Starting at the first line of the data, please print exactly those lines through the one that holds "const yR = d3.scaleLinear().domain([0, 2", omitting every picture.
— start of Given material —
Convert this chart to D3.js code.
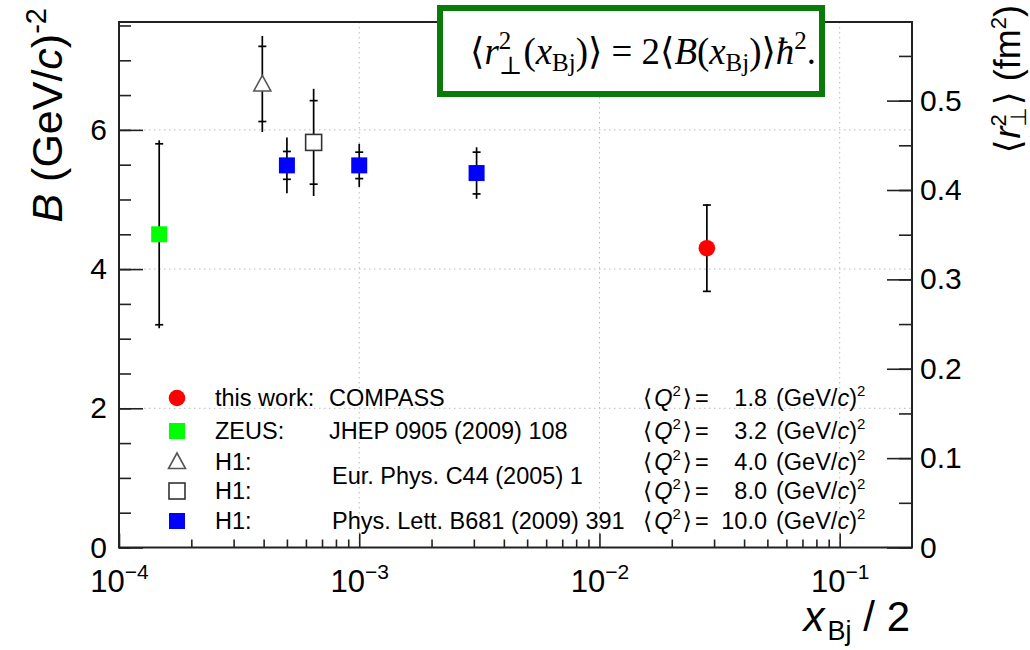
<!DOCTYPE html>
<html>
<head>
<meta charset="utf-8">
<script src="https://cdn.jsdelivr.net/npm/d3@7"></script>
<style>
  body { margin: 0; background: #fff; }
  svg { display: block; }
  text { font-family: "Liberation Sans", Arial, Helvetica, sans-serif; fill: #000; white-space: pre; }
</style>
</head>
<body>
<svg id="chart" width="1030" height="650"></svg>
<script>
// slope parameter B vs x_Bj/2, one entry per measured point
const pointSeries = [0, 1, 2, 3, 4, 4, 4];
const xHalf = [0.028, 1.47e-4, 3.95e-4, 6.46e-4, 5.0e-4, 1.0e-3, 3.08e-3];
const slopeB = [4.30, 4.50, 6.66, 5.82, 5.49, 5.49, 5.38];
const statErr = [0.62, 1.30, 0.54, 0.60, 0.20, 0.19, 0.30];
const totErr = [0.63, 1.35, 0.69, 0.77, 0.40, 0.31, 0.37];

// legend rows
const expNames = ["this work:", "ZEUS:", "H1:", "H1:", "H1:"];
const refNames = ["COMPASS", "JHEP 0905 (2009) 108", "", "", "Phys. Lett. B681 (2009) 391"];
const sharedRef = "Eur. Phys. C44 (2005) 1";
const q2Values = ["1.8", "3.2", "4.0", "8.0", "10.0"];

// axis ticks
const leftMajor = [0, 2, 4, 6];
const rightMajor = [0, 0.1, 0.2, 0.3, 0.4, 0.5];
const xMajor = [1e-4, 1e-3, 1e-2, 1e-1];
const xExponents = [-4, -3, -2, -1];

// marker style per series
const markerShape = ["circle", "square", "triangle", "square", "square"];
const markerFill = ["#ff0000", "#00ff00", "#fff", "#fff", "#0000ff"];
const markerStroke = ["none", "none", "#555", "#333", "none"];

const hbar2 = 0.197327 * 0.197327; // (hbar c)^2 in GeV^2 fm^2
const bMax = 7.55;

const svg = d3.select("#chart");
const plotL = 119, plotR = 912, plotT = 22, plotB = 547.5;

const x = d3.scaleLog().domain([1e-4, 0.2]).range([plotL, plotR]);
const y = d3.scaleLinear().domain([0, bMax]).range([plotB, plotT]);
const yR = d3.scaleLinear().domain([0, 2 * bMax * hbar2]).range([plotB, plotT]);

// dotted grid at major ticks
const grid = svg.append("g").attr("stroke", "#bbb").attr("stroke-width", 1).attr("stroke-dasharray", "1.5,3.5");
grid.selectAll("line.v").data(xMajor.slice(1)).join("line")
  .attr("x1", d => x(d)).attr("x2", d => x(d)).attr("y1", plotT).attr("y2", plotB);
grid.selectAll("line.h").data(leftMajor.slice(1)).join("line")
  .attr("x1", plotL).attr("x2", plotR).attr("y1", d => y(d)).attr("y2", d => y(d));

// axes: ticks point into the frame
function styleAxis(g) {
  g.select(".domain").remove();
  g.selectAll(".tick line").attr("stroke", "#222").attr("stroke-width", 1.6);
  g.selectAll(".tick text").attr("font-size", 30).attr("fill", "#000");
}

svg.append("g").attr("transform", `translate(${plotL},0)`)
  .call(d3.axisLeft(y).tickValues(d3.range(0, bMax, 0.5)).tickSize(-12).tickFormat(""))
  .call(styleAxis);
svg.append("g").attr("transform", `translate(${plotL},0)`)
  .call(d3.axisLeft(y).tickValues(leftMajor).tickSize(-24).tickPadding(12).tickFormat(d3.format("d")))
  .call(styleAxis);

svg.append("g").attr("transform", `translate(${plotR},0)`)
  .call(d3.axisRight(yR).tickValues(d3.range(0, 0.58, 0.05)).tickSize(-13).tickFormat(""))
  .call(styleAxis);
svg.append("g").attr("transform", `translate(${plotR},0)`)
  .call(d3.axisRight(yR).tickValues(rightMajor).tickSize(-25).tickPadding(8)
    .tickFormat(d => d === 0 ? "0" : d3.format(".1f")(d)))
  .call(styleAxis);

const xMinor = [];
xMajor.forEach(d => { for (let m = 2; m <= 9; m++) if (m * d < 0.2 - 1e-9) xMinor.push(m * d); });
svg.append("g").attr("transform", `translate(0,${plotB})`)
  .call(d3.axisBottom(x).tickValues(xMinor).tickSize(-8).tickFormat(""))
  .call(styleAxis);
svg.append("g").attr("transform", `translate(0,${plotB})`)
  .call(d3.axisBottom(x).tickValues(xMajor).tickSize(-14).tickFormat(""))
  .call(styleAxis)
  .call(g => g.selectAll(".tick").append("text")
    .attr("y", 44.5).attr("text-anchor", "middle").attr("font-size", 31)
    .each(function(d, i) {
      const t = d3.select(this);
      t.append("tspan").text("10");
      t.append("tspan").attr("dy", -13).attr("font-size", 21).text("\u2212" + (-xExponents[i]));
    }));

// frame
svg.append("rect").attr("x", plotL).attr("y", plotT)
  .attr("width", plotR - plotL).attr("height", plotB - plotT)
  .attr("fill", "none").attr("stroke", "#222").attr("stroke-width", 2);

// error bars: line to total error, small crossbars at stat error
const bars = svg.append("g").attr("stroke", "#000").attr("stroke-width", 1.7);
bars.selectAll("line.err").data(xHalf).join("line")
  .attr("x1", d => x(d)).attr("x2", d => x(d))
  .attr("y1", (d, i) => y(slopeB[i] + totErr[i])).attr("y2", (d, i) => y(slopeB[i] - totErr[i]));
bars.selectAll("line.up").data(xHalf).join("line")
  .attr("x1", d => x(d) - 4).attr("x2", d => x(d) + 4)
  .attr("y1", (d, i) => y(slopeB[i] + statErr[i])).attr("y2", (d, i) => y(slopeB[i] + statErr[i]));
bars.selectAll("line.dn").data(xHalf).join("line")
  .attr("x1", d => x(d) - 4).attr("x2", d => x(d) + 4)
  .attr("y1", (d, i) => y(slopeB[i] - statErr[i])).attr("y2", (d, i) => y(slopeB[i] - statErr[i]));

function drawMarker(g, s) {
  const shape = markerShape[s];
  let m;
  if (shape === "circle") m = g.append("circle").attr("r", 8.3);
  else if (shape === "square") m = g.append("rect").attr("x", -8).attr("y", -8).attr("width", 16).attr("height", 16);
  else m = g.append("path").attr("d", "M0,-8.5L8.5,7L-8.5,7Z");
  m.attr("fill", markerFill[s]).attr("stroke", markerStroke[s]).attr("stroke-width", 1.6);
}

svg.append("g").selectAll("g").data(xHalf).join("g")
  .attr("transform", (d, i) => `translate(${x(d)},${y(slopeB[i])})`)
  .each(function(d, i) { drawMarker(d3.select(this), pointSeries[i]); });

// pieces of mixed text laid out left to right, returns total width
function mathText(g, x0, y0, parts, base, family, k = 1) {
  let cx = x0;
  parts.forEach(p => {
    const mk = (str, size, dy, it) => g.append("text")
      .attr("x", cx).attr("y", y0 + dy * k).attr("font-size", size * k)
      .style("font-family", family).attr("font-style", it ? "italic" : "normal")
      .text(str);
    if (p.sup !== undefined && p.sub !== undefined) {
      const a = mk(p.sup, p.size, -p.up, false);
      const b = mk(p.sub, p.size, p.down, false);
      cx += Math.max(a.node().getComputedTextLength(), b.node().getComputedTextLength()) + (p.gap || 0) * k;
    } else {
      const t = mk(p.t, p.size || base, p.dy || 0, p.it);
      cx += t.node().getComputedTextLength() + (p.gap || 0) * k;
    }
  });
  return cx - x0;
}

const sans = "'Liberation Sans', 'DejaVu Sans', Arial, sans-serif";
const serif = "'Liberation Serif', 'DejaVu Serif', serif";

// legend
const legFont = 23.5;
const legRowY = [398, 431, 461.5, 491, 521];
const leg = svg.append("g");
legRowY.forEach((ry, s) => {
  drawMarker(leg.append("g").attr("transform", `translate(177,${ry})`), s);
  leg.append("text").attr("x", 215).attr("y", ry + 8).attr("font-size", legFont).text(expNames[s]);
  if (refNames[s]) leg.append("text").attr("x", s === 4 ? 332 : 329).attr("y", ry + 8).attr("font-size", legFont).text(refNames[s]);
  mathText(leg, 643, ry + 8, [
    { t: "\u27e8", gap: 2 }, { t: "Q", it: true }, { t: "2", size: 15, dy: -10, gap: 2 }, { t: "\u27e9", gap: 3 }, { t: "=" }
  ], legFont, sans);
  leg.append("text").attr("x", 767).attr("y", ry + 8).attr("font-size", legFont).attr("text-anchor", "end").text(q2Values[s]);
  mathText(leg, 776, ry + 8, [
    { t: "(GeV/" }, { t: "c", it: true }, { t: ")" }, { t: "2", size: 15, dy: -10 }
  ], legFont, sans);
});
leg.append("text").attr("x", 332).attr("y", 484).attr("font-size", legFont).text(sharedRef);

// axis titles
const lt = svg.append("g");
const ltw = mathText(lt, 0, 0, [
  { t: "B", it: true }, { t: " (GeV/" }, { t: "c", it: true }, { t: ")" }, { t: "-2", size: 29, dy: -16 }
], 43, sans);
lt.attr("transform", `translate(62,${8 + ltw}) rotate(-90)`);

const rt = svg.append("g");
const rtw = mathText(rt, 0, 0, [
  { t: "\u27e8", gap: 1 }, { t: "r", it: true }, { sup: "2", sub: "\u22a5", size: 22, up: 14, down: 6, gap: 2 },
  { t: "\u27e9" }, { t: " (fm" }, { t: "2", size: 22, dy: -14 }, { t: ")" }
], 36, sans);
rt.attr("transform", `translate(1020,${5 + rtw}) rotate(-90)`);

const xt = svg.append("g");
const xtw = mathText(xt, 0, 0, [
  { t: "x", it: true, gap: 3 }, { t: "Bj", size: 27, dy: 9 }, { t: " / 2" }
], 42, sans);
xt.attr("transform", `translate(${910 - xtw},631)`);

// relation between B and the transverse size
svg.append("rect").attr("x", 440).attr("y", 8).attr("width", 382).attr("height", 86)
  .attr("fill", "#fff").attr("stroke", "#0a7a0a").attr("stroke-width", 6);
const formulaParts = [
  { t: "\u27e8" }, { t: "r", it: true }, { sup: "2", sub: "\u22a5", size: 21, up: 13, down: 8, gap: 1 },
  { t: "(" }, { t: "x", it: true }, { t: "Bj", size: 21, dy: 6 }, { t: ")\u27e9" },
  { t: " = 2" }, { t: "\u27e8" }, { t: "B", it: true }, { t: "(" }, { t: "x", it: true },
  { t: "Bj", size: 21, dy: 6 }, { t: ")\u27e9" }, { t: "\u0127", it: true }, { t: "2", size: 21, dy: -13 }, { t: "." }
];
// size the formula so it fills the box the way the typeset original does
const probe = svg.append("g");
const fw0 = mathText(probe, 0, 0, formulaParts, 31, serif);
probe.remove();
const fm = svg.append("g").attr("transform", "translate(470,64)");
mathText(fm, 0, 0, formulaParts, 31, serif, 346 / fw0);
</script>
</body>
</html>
— end of Given material —
_Solution below_
Convert this chart to D3.js code.
<!DOCTYPE html>
<html>
<head>
<meta charset="utf-8">
<script src="https://cdn.jsdelivr.net/npm/d3@7"></script>
<style>
  body { margin: 0; background: #fff; }
  svg { display: block; }
  text { font-family: "Liberation Sans", Arial, Helvetica, sans-serif; fill: #000; white-space: pre; }
</style>
</head>
<body>
<svg id="chart" width="1030" height="650"></svg>
<script>
// slope parameter B vs x_Bj/2, one entry per measured point
const pointSeries = [0, 1, 2, 3, 4, 4, 4];
const xHalf = [0.028, 1.47e-4, 3.95e-4, 6.46e-4, 5.0e-4, 1.0e-3, 3.08e-3];
const slopeB = [4.30, 4.50, 6.66, 5.82, 5.49, 5.49, 5.38];
const statErr = [0.62, 1.30, 0.54, 0.60, 0.20, 0.19, 0.30];
const totErr = [0.63, 1.35, 0.69, 0.77, 0.40, 0.31, 0.37];

// legend rows
const expNames = ["this work:", "ZEUS:", "H1:", "H1:", "H1:"];
const refNames = ["COMPASS", "JHEP 0905 (2009) 108", "", "", "Phys. Lett. B681 (2009) 391"];
const sharedRef = "Eur. Phys. C44 (2005) 1";
const q2Values = ["1.8", "3.2", "4.0", "8.0", "10.0"];

// axis ticks
const leftMajor = [0, 2, 4, 6];
const rightMajor = [0, 0.1, 0.2, 0.3, 0.4, 0.5];
const xMajor = [1e-4, 1e-3, 1e-2, 1e-1];
const xExponents = [-4, -3, -2, -1];

// marker style per series
const markerShape = ["circle", "square", "triangle", "square", "square"];
const markerFill = ["#ff0000", "#00ff00", "#fff", "#fff", "#0000ff"];
const markerStroke = ["none", "none", "#555", "#333", "none"];

const hbar2 = 0.197327 * 0.197327; // (hbar c)^2 in GeV^2 fm^2
const bMax = 7.55;

const svg = d3.select("#chart");
const plotL = 119, plotR = 912, plotT = 22, plotB = 547.5;

const x = d3.scaleLog().domain([1e-4, 0.2]).range([plotL, plotR]);
const y = d3.scaleLinear().domain([0, bMax]).range([plotB, plotT]);
const yR = d3.scaleLinear().domain([0, 2 * bMax * hbar2]).range([plotB, plotT]);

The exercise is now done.